Wednesday, April 17, 2013

Dear Ellie

**Note:  So as not to get your heart leaping with joy that we received a proposal...this is just a post about what has happened this past week.**

The past 2 days have been extrememly emotional for me.  Normally we wait to hear from our agency about a possible proposal.  And I (we) have been waiting quite patiently...

While we wait I do A LOT of searching.  I love kids and I love to see their beautiful faces.  So I search for children in China waiting for families.  Usually I go straight to the list of boys waiting since that is where my heart is.  So many boys, yet so few families who want to parent a boy...that I will NEVER understand!

On Monday I received an email from one of the groups I'm a member of and there was a list of children.  The very first child on the page was a young girl whom they have named, Ellie.  Ellie is the sweetest looking little girl.  I was drawn to her.  I wanted to know more about her.  I usually look and move on but something inside me said find out more.  I contacted our resource person to find out if there was ANY possibility about getting Ellie's file.  Within 1/2 hr I was reading all about Ellie.  She is exactly 1 month OLDER than Fredrick.  I am pretty good about reading medical files.  I'm no Dr, but I have worked in a microbiology lab which has given me a good backgroud in reading results and with the WWW you can easily find more information, if need be.  I have also read through Nathaniel and Fredrick's files so I have a good idea of what everything means and what to look for.  As far as her physical and blood results went I saw nothing that raised any flags.  Little Ellie had had an infection in her eye and her eye never fully opened like the other, so there was an uneveness.  No problem.  They also mentioned something about her ear which I didn't quite understand.  Ellie had also been born with cleft lip/palette.  Her lip had been repaired but not her palette.  This was also a non issue since this is what we have signed up for.

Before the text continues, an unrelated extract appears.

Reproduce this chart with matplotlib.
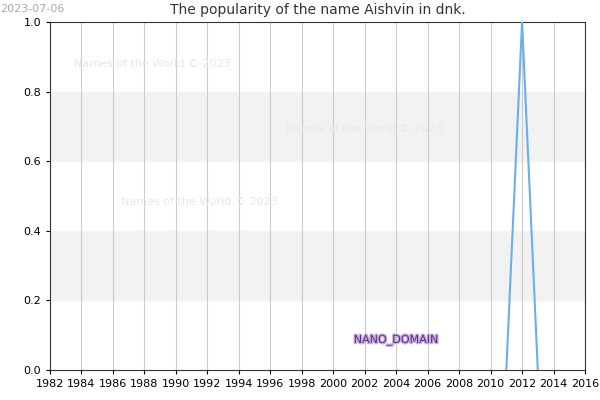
import matplotlib.pyplot as plt
import matplotlib.patheffects as pe

years = [2011, 2012, 2013]
popularity = [0.0, 1.0, 0.0]
xticks = list(range(1982, 2017, 2))
yticks = [0.0, 0.2, 0.4, 0.6, 0.8, 1.0]

fig = plt.figure(figsize=(6, 4), dpi=100)
ax = fig.add_axes([50 / 600, 30 / 400, 535 / 600, 348 / 400])

for lo, hi in [(0.2, 0.4), (0.6, 0.8)]:
    ax.axhspan(lo, hi, color="#f2f2f2", zorder=0)
for x in xticks:
    ax.axvline(x, color="#cccccc", lw=0.8, zorder=1)

ax.plot(years, popularity, color="#6aaef0", lw=1.5, zorder=3)

ax.set_xlim(1982, 2016)
ax.set_ylim(0, 1)
ax.set_xticks(xticks)
ax.set_yticks(yticks)
ax.set_yticklabels([f"{v:.1f}" for v in yticks])
ax.tick_params(labelsize=8, length=3)
for s in ax.spines.values():
    s.set_color("#333333")

ax.set_title("The popularity of the name Aishvin in dnk.", fontsize=10, color="#333333")
fig.text(0.0, 0.99, "2023-07-06", fontsize=8, color="#aaaaaa", va="top")

wm = dict(fontsize=8, color="#e6e6f5", zorder=2)
ax.text(1983.5, 0.87, "Names of the World © 2023", **wm)
ax.text(1997, 0.685, "Names of the World © 2023", **wm)
ax.text(1986.5, 0.475, "Names of the World © 2023", **wm)

ax.text(2004, 0.085, "NANO_DOMAIN", fontsize=8, color="#5a2d82", ha="center", va="center", zorder=4,
        path_effects=[pe.withStroke(linewidth=2, foreground="#c8b0e0")])

fig.savefig("out.png", dpi=100)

I contacted a clinic in Montreal and I sent off Ellie's file to have it examined by the Dr.  When she called me later that evening she didn't raise any flags that concerned me.  Of course the Dr. mentioned that she had started walking late.  Yeah, so?  She's walking fine now and meeting all of her milestones.  She isn't talking, but again she has a big hole in her palette so this can be expected!  Fredrick is healthy and he still isn't talking up a storm.  These issues do not scare me.  I'm more of a let the child reach their milestones when they are good and ready, unless of course there are other issues that would raise concerns.  My issue was about her ear.  What was the malformation all about?  I read the file over and over after hanging up with the Dr and finally something stood out about her ear that I had missed and obviously the Dr had overlooked.  From what I've researched, the bump that she has is a type of cancer.  It may be nothing, but what if it is something very serious and it spreads?

I was also informed that we'd have to have our home study updated to state that we would be approved for a child 0-3 whereas right now we are approved for a child 0-2, insuring the child would be younger than Fredrick.

These 2 things just didn't sit well with me.  It has been agonizing wondering what we should do.  If we say NO are we being cowards and missing out on an amazing little girl?  If we say YES are doing it for our own benefit and not according to God's plan?

I asked a whole bunch of people to pray for our family and especially Ellie.  I was struggling with why this little girl had been brought to my attention and why I was so drawn to her.  But several people responded that if Ellie wasn't meant to be ours maybe she was brought into our path because she needed people praying for her.  That gave me some peace.

As of this morning we still hadn't given our decision to our agency.  I knew we had to make a decision and when I thought about it, I felt peace saying no.  I spoke with Jon and he agreed with me.  I have since imformed our agency that we will not pursue this file.

I gotta tell ya though, that little Ellie is such a precious little girl and she deserves every single prayer that has been said for her these past 2 days.  She will forever be in my heart.

Dear Ellie,

You are precious.  You were made in God's image and you DESERVE a family!  You deserve a mommy and daddy who can care for ALL your needs, who are prepared to meet you where you need to be met.  Your smile makes me smile.  Seeing you with your little pig-tails playing with your "roommates" makes me so happy.  I am so thankful that you have friends to play with.  You are one special little girl and I may not be your mommy but I AM praying for you and you have a VERY special place in my heart.